#### Written exercise
Wherever the string "document" appears, copy the whole line.

##### Data records

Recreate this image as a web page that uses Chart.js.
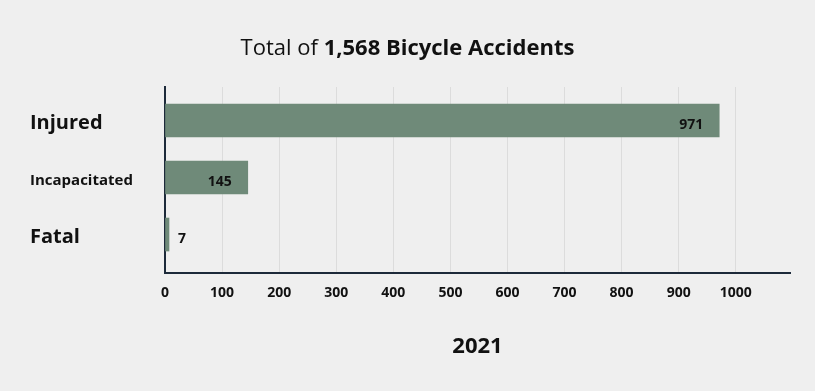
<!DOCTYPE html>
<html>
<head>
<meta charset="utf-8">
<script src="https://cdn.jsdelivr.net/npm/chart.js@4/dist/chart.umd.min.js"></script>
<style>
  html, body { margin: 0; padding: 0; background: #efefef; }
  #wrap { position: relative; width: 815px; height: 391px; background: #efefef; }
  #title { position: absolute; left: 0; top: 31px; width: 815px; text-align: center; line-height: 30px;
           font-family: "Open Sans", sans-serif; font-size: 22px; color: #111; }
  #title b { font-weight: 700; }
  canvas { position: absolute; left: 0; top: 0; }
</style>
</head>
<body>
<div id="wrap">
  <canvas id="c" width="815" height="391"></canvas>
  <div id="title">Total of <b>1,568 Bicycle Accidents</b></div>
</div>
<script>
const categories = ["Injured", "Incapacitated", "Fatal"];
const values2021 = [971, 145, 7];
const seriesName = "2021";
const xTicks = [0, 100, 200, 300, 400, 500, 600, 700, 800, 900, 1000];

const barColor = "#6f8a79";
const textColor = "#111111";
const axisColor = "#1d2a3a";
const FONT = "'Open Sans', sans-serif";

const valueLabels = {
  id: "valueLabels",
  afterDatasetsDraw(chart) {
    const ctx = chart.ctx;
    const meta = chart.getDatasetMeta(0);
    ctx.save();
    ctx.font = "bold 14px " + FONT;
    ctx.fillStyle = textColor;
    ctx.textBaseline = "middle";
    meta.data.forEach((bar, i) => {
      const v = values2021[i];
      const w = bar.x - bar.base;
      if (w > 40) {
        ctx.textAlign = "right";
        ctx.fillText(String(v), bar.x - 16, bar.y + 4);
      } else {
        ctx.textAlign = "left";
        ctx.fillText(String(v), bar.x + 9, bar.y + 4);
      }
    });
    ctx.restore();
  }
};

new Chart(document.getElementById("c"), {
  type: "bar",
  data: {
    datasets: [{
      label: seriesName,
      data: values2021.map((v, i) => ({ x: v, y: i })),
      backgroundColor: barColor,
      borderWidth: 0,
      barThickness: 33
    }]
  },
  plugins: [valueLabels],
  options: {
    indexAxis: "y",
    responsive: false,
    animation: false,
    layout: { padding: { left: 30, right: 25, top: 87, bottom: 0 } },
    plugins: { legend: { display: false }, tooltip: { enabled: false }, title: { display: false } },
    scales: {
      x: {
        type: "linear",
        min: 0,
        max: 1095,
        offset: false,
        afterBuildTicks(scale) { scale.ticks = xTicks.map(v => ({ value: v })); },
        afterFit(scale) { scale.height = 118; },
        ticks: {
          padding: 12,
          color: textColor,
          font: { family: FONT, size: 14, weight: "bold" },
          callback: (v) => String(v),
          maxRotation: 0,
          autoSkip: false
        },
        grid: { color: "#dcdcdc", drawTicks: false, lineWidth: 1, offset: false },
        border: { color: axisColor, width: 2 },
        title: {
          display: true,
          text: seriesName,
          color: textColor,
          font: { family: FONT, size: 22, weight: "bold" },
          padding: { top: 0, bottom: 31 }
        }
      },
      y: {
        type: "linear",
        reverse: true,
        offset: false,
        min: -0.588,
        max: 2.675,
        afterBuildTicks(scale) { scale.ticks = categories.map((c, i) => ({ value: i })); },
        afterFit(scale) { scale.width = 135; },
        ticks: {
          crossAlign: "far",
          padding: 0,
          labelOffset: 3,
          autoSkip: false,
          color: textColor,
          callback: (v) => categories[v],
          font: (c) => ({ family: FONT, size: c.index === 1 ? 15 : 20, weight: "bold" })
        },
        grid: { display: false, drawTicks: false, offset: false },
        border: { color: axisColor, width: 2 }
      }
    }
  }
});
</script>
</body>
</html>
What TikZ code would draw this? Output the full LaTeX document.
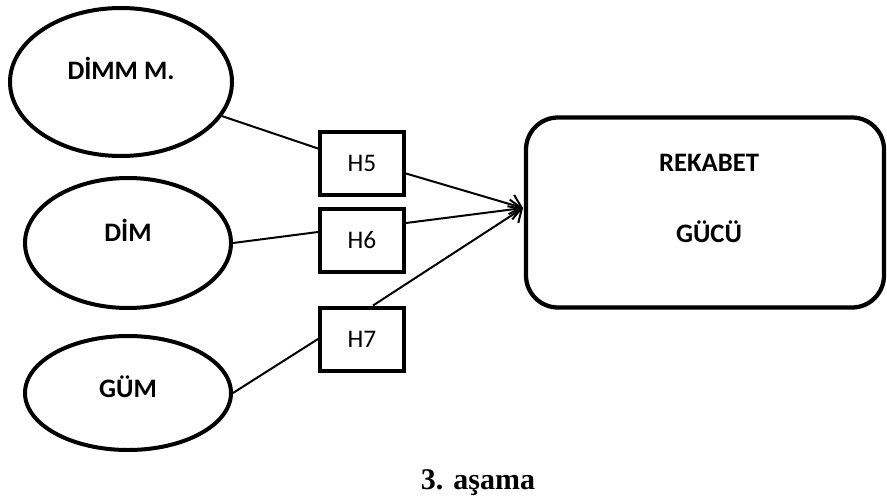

##########

#### Answer below
new Chart(document.getElementById("c"), {
What TikZ code would draw this? Output the full LaTeX document.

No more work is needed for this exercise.